Parallel to that, the first book did a lot to set up the Edge and the way this strange worlds-collision works, and yes Bayou Moon does build on that, but mostly by doing an incredibly deep dive into a very small patch of land, so to speak, which functionally builds an entirely new world–the swamp–with very little connection to anything we learned in the first book. Cerise’s Edge is nothing like Rose’s, and when William goes to Declan for help near the end of the book, it’s shocking to see the Weird and the characters from the first book who seem like a fever dream now, because Bayou Moon feels so separate.
And since now I know more Mar family characters are future leads, we’re going to spend two more books building on this setting within the Edge (presumably) which makes this feel like a first-in-series book all over again, even though it’s the second. There’s enough held over from the first book to make this unreasonable as a standalone, yet it does so much to set up new territory and so little to carry on the first book that it seems like it wants to be a standalone/first-in-series.
I don’t want a series to have two “first” books fighting with each other.
Also, the end felt super-rushed, like we spend four hundred pages doing the family feud in detail, then a huge battle happens afterward in the Weird and it’s glossed over like an afternoon tea party. I don’t object to what happened, just wonder why something so major is wedged into the denouement, essentially.
So, after all that structural nonsense I complain about, what’s good? I do love William, and Cerise is reasonably awesome. A lot of the swamp magic was interesting, a lot of the Hand’s magic/creatures were interesting and revolting at the same time, and even if I didn’t want to spend so much time on Cerise’s extended family, the push/pull they had with her about her love life, and whether or not William should feature in it, was adorable and sometimes a little heartbreaking.
#43 – Coraline, by Neil Gaiman
- Read: 3/9/20 – 3/20/20
- Mount TBR: 43/150
- The Reading Frenzy: Read a dark or hard-hitting book
- Rating: 5/5 stars
Oh, goodness, this was so delightfully creepy and whimsical and frightening. I didn’t find it too scary, even though some of the things in should be terrifying, but I think as an adult, the simplicity of the language and the quick pace sort of flatten it out a bit? There’s not enough time to build the sort of dread that really gets to me and makes me drop a piece of media unfinished because I’m quivering with fear.

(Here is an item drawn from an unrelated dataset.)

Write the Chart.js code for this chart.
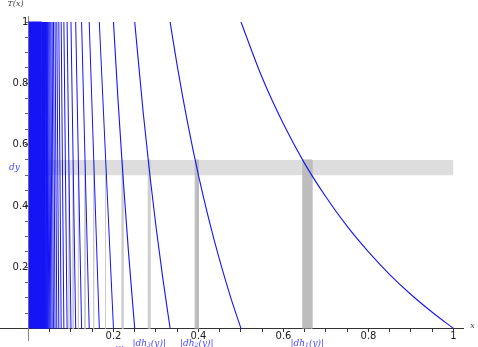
<!DOCTYPE html>
<html>
<head>
<meta charset="utf-8">
<script src="https://cdn.jsdelivr.net/npm/chart.js@4"></script>
<style>
  body { margin: 0; background: #fff; }
  canvas { display: block; }
</style>
</head>
<body>
<canvas id="chart" width="478" height="347"></canvas>
<script>
// ---- data ----
// branch boundaries of T(x): T = 1 at the left end, T = 0 at the right end
const branchBounds = [1, 0.5, 0.3333, 0.25, 0.2, 0.1667, 0.1429, 0.125, 0.1111, 0.1,
  0.0909, 0.0833, 0.0769, 0.0714, 0.0667, 0.0625, 0.0588, 0.0556, 0.0526, 0.05,
  0.0476, 0.0455, 0.0435, 0.0417, 0.04, 0.0385, 0.037, 0.0357, 0.0345, 0.0333, 0.0323];

// the wider branches are visibly curved, so they get more points
const branch1 = [[0.5, 1], [0.55, 0.818], [0.6, 0.667], [0.65, 0.538], [0.7, 0.429], [0.75, 0.333],
  [0.8, 0.25], [0.85, 0.176], [0.9, 0.111], [0.95, 0.053], [1, 0]];
const branch2 = [[0.3333, 1], [0.35, 0.857], [0.375, 0.667], [0.4, 0.5], [0.425, 0.353],
  [0.45, 0.222], [0.475, 0.105], [0.5, 0]];
const branch3 = [[0.25, 1], [0.27, 0.704], [0.2857, 0.5], [0.3, 0.333], [0.3158, 0.167], [0.3333, 0]];
const branch4 = [[0.2, 1], [0.2105, 0.75], [0.2222, 0.5], [0.2353, 0.25], [0.25, 0]];

// dense block near x = 0
const denseEdge = [[0, 1], [0.0313, 1], [0.0323, 0]];

// horizontal strip dy = [0.5, 0.55]
const dyLow = 0.5, dyHigh = 0.55;

// preimage intervals |dh_n(y)|
const dhLeft  = [0.6452, 0.3922, 0.2817, 0.2198, 0.1802, 0.1527, 0.1325, 0.117, 0.1047, 0.0948];
const dhRight = [0.6667, 0.4,    0.2857, 0.2222, 0.1818, 0.1538, 0.1333, 0.1176, 0.1053, 0.0952];
const dhLabels = ['1', '2', '3'];
const dhLabelX = [0.656, 0.396, 0.284];

const xTickLabels = [0.2, 0.4, 0.6, 0.8, 1];
const yTickLabels = [0.2, 0.4, 0.6, 0.8, 1];

// ---- build datasets ----
const blue = 'rgb(20,20,245)';
const pts = arr => arr.map(p => ({ x: p[0], y: p[1] }));

const datasets = [];

// curves (on top)
[branch1, branch2, branch3, branch4].forEach(b => {
  datasets.push({ data: pts(b), borderColor: blue, borderWidth: 1.1, pointRadius: 0,
    cubicInterpolationMode: 'monotone', fill: false, order: 0 });
});
for (let n = 5; n < branchBounds.length; n++) {
  datasets.push({ data: [{ x: branchBounds[n], y: 1 }, { x: branchBounds[n - 1], y: 0 }],
    borderColor: blue, borderWidth: 1, pointRadius: 0, fill: false, order: 0 });
}
datasets.push({ data: pts(denseEdge), borderColor: blue, borderWidth: 1, pointRadius: 0,
  backgroundColor: blue, fill: 'origin', order: 0 });

// preimage bars
dhLeft.forEach((x0, i) => {
  const x1 = dhRight[i];
  const c = i < 2 ? '#bdbdbd' : '#cccccc';
  datasets.push({
    data: [{ x: x0, y: 0 }, { x: x0, y: dyHigh }, { x: x1, y: dyHigh }, { x: x1, y: 0 }],
    borderColor: c, backgroundColor: c, borderWidth: 1, pointRadius: 0,
    fill: 'origin', order: 1
  });
});

// strip
datasets.push({ data: [{ x: 0, y: dyHigh }, { x: 1, y: dyHigh }], borderWidth: 0,
  borderColor: 'rgba(0,0,0,0)', backgroundColor: '#dddddd', pointRadius: 0,
  fill: { value: dyLow }, order: 2 });

// ---- labels drawn on top ----
const mathFont = 'italic 9px "DejaVu Serif"';
const labelBlue = 'rgb(70,70,255)';

const labelPlugin = {
  id: 'labels',
  afterDraw(chart) {
    const ctx = chart.ctx;
    const xs = chart.scales.x, ys = chart.scales.y;
    ctx.save();
    ctx.textBaseline = 'middle';

    // axis names
    ctx.fillStyle = '#444';
    ctx.font = 'italic 8px "DejaVu Serif"';
    ctx.textAlign = 'center';
    ctx.fillText('T(x)', xs.getPixelForValue(0) - 13, 4);
    ctx.fillText('x', xs.getPixelForValue(1) + 19, ys.getPixelForValue(0) - 3);

    // dy
    ctx.fillStyle = labelBlue;
    ctx.font = mathFont;
    ctx.fillText('dy', xs.getPixelForValue(0) - 14, ys.getPixelForValue((dyLow + dyHigh) / 2));

    // |dh_n(y)|
    const yPix = ys.getPixelForValue(0) + 15;
    dhLabels.forEach((s, i) => {
      const a = '|dh', b = '(y)|';
      ctx.font = mathFont;
      const wa = ctx.measureText(a).width, wb = ctx.measureText(b).width;
      ctx.font = 'italic 6px "DejaVu Serif"';
      const ws = ctx.measureText(s).width;
      let x = xs.getPixelForValue(dhLabelX[i]) - (wa + ws + wb) / 2;
      ctx.textAlign = 'left';
      ctx.font = mathFont;
      ctx.fillText(a, x, yPix);
      x += wa;
      ctx.font = 'italic 6px "DejaVu Serif"';
      ctx.fillText(s, x, yPix + 2);
      x += ws;
      ctx.font = mathFont;
      ctx.fillText(b, x, yPix);
    });
    ctx.textAlign = 'center';
    ctx.font = '9px "DejaVu Sans"';
    ctx.fillText('...', xs.getPixelForValue(0.215), yPix + 1);
    ctx.restore();
  }
};

const stepTicks = scale => {
  scale.ticks = [];
  for (let k = 1; k <= 20; k++) scale.ticks.push({ value: k * 0.05 });
};
const tickLabel = (labels) => function (v) {
  const hit = labels.find(l => Math.abs(l - v) < 1e-6);
  if (hit === undefined) return '';
  return hit === 1 ? '1' : hit.toFixed(1);
};

new Chart(document.getElementById('chart'), {
  type: 'line',
  data: { datasets },
  plugins: [labelPlugin],
  options: {
    responsive: false,
    animation: false,
    layout: { padding: { left: 0, top: 16, right: 15, bottom: 0 } },
    plugins: { legend: { display: false }, tooltip: { enabled: false } },
    scales: {
      x: {
        type: 'linear', min: -0.067, max: 1.0224,
        position: { y: 0 },
        afterBuildTicks: stepTicks,
        border: { color: '#333', width: 1 },
        grid: { drawOnChartArea: false, drawTicks: true, tickLength: 3, color: '#333' },
        ticks: { autoSkip: false, maxRotation: 0, padding: -1, color: '#222',
          font: { family: 'DejaVu Sans', size: 10 }, callback: tickLabel(xTickLabels) }
      },
      y: {
        type: 'linear', min: -0.0375, max: 1.0196,
        position: { x: 0 },
        afterBuildTicks: stepTicks,
        border: { color: '#888', width: 1 },
        grid: { drawOnChartArea: false, drawTicks: true, tickLength: 3, color: '#666' },
        ticks: { autoSkip: false, padding: 1, color: '#222',
          font: { family: 'DejaVu Sans', size: 10 }, callback: tickLabel(yTickLabels) }
      }
    }
  }
});
</script>
</body>
</html>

But the story structure is elegant, with the right level of foreshadowing that will satisfy an adult reader but possibly slip by a younger one, maybe they’ll get it if they’re clever, maybe it will be a surprise in the end and they’ll get that lovely aha! moment.
Coraline herself is a wonderful child protagonist, scared but smart, brave, and determined. And hey, look! A male author writing a children’s story with a girl as the lead! (No, I’m not still bitter about Bradbury’s The Halloween Tree. Not at all. Why do you ask?)
So, with the caveat that every reader’s tolerance of horror/spookiness is different and this could be too much for you, I can happily recommend this for everyone of any age.